Melt the butter in a large saucepan over medium heat and stir in the flour. Cook until just starting to brown and then whisk in the stock. Season to taste and simmer until it thickens a little. Pour into soup bowls and let each person serve their avocado mixture and pass the cilantro and sour cream. Makes 8 servings.



ZUCCHINI STUFFED WITH CHEESE

(Look for the round zucchini, calabacita criolla, sold in all supermarkets.)

- 1 bunch squash blossoms.

- 1 small white onion.

- 1 tablespoon vegetable oil.

- 2 tablespoons butter.

- 10 round tender zucchini.

- 1 slice bread, crusts removed, broken up and soaked in 1/2 cup milk.

- 1/2 cup grated Manchego cheese.

Preheat oven to 375 F (190 C). Lightly grease a baking dish large enough for the 10 zucchini.

Wash the squash blossoms gently. Dry , remove the centers and chop. Finely chop the onion. In a medium-size skillet, heat the oil over medium heat and fry the onion for 5 minutes. Add the squash blossoms and cook for 2-3 minutes, stirring. Melt half the butter.

Boil the zucchini for 5 minutes. Remove from water and cut off the top ends. Scoop out the pulp and mix this with the bread that has been soaked in the milk, the melted butter and half the grated cheese. Add the cooked onion and squash blossoms and combine.
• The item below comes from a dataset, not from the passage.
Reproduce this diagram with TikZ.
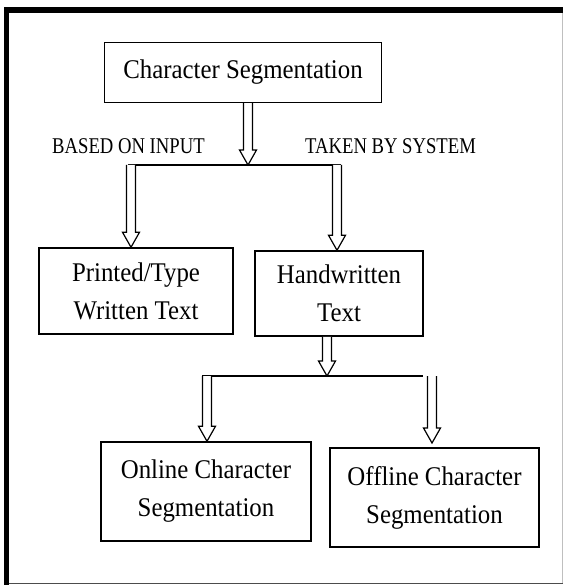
\documentclass[tikz,border=0pt]{standalone}
\usepackage{fontspec}
\setmainfont{Liberation Serif}
\newfontfamily\boxfont[FakeStretch=0.92]{Liberation Serif}
\newfontfamily\labfont[FakeStretch=0.83]{Liberation Serif}
\usetikzlibrary{calc}
\tikzset{
  box/.style={draw=black, line width=1.5pt, align=center, inner sep=0pt,
    font=\boxfont\fontsize{27}{38}\selectfont},
  lab/.style={font=\labfont\fontsize{22.5}{27}\selectfont, inner sep=0pt},
  arr/.style={draw=black, line width=1.2pt, fill=white, line join=miter},
  bar/.style={draw=black, line width=1.3pt}
}
\newcommand\harrow[2]{%
  \draw[arr] ($(#1)+(-4.5,0)$) -- ($(#2)+(-4.5,-15)$) -- ($(#2)+(-8.5,-15)$) -- (#2)
    -- ($(#2)+(8.5,-15)$) -- ($(#2)+(4.5,-15)$) -- ($(#1)+(4.5,0)$);}
\begin{document}
\begin{tikzpicture}[x=1pt,y=-1pt]
\useasboundingbox (0,0) rectangle (563,585);
% frame
\fill[black] (4,7) rectangle (563,13);
\fill[black] (4,7) rectangle (9,585);
\draw[black!70, line width=1pt] (9,583) -- (563,583);
\draw[black!25, line width=1pt] (562,13) -- (562,583);

% boxes
\node[box, minimum width=277pt, minimum height=60pt] (top) at (243,72.5) {Character Segmentation};
\node[box, minimum width=194pt, minimum height=86pt] (printed) at (136,291) {Printed/Type\\Written Text};
\node[box, minimum width=168pt, minimum height=85pt] (hand) at (339,293.5) {Handwritten\\Text};
\node[box, minimum width=210pt, minimum height=99pt] (online) at (206,491.5) {Online Character\\Segmentation};
\node[box, minimum width=209pt, minimum height=99pt] (offline) at (434.5,497.5) {Offline Character\\Segmentation};

% labels
\node[lab, anchor=base west] (lin) at (52,154) {BASED ON INPUT};
\node[lab, anchor=base west] (lsys) at (305,154) {TAKEN BY SYSTEM};

% junction coordinates
\coordinate (a1s) at (top.south -| 248,0);
\coordinate (j1) at (248,165);
\coordinate (j1l) at (131,165);
\coordinate (j1r) at (337,165);
\coordinate (t1l) at (printed.north -| 131,0);
\coordinate (t1r) at (hand.north -| 337,0);
\coordinate (a2s) at (hand.south -| 327,0);
\coordinate (j2) at (327,376);
\coordinate (j2l) at (207,376);
\coordinate (j2r) at (432,376);
\coordinate (t2l) at (online.north -| 207,0);
\coordinate (t2r) at (432,443);

% connectors
\draw[bar] ($(j1l)+(-3.5,0)$) -- ($(j1r)+(4,0)$);
\harrow{a1s}{j1}
\harrow{j1l}{t1l}
\harrow{j1r}{t1r}

\draw[bar] ($(j2l)+(-5,0)$) -- ($(j2r)+(-9,0)$);
\harrow{a2s}{j2}
\harrow{j2l}{t2l}
\harrow{j2r}{t2r}
\end{tikzpicture}
\end{document}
Stuff the zucchini with this mixture and place them in the baking dish. Sprinkle cheese over the top and dot with the rest of the butter. Cook until the cheese is melted and browned, about 15 minutes. Makes 5 servings.
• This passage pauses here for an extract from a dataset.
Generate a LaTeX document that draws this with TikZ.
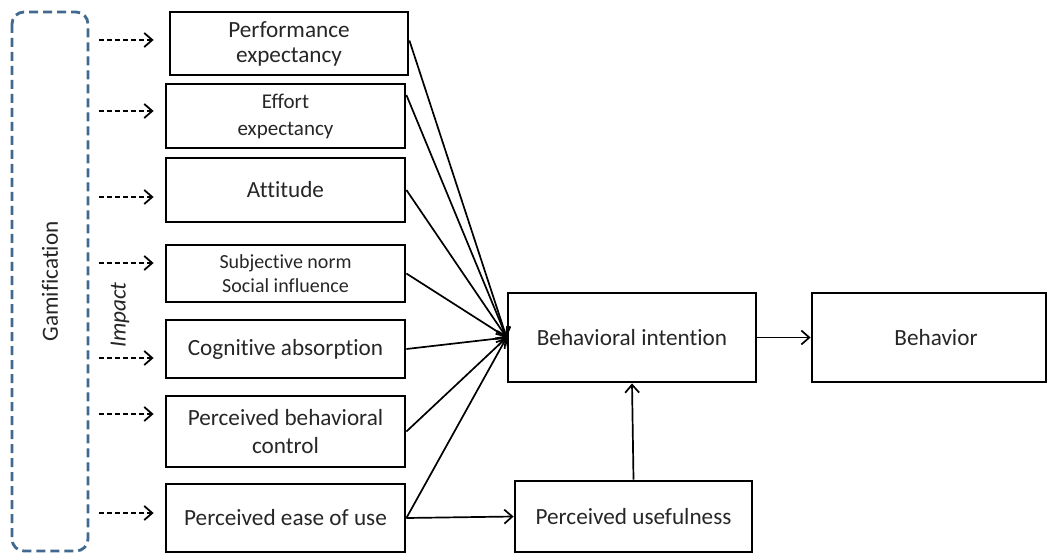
\documentclass[tikz,border=0pt]{standalone}
\usepackage{fontspec}
\setmainfont{Carlito}[Ligatures=NoCommon]
\usetikzlibrary{arrows.meta, positioning, calc}
\definecolor{gamiBlue}{HTML}{41698F}
\definecolor{textGray}{HTML}{262626}

\begin{document}
\begin{tikzpicture}[
  x=0.5pt, y=-0.5pt,
  box/.style={draw=black, line width=1.4pt, minimum width=119.5pt, align=center, inner sep=2pt, text=textGray, font=\fontsize{11.6}{12.5}\selectfont},
  link/.style={-{Straight Barb[length=4pt,width=7pt]}, line width=0.85pt},
  impact/.style={-{Straight Barb[length=4pt,width=7pt]}, line width=0.9pt, dash pattern=on 2.5pt off 1.5pt}
]
  \useasboundingbox (0,0) rectangle (1047,555);

  % gamification frame
  \node[draw=gamiBlue, line width=1.4pt, dash pattern=on 4.5pt off 2.5pt, rounded corners=6pt,
        rotate=90, minimum width=269.5pt, minimum height=38pt, text=textGray,
        font=\fontsize{11.6}{12.5}\selectfont] (gam) at (50,281.5) {Gamification};
  \node[rotate=90, text=textGray, font=\fontsize{11.6}{12.5}\selectfont\itshape] (imp) at (120,315) {Impact};

  % antecedents
  \node[box, minimum width=119pt, minimum height=31.5pt] (pe) at (289,43.5) {Performance\\expectancy};
  \node[box, minimum height=32pt, font=\fontsize{10.5}{13.5}\selectfont] (ee) at (285.5,116) {Effort\\expectancy};
  \node[box, minimum height=32pt] (att) at (285.5,190) {Attitude};
  \node[box, minimum height=28.5pt, font=\fontsize{10}{12}\selectfont] (sn) at (285.5,273.5) {Subjective norm\\Social influence};
  \node[box, minimum height=29pt] (ca) at (285.5,349) {Cognitive absorption};
  \node[box, minimum height=35.5pt, font=\fontsize{11.6}{14}\selectfont] (pbc) at (285.5,431.5) {Perceived behavioral\\control};
  \node[box, minimum height=34pt] (peou) at (285.5,518) {Perceived ease of use};

  % outcomes
  \node[box, minimum width=124pt, minimum height=44.5pt] (bi) at (632,337.5) {Behavioral intention};
  \node[box, minimum width=117pt, minimum height=44.5pt] (beh) at (929,337.5) {\hspace{7pt}Behavior};
  \node[box, minimum width=118.5pt, minimum height=35.5pt] (pu) at (633.5,516.5) {Perceived usefulness};

  % impact arrows
  \foreach \b/\dx/\dy in {pe/-7.5/1.75, ee/-5.5/2.5, att/-5.5/-3.5, sn/-5.5/5.25, ca/-5.5/-4.5, pbc/-5.5/8.75, peou/-5.5/2.5}{
    \coordinate (t\b) at ([xshift=\dx pt, yshift=\dy pt]\b.west);
    \draw[impact] ([xshift=5pt]gam.south |- t\b) -- (t\b);
  }

  % paths to intention
  \draw[link] ([yshift=1.5pt]pe.east) -- (bi.west);
  \draw[link] ([yshift=10.5pt]ee.east) -- (bi.west);
  \foreach \b in {att, sn, ca, pbc, peou}
    \draw[link] (\b.east) -- (bi.west);
  \draw[link] (peou.east) -- (pu.west);
  \draw[link] (pu.north) -- (bi.south);
  \draw[link] (bi.east) -- (beh.west);
\end{tikzpicture}
\end{document}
HUACHINANGO A LA VERACRUZANA

- 1 large red snapper (4 to 4 1/2 pounds).

- 2 pounds tomatoes.

- 2 medium-size white onions.

- 3 tablespoons olive oil.

- Salt and pepper, to taste.

- 1/2 cup capers (alcaparras ).

- 1 cup green olives (aceitunas ).

- 1 jalapeno chile in vinegar.

Clean the fish and cut horizontally into portions. Purée the tomatoes in a blender, adding a little water if they don't purée easily. Halve and sliver the onions.

In a large clay cazuela (pot), heat the oil over medium heat and cook the onions for about 7 to 8 minutes. Add the purée, season with salt and pepper and cook for 5 minutes. Add the fish pieces, the capers, olives and chiles and simmer until the fish is cooked and the sauce slightly thickened. Makes 6 servings.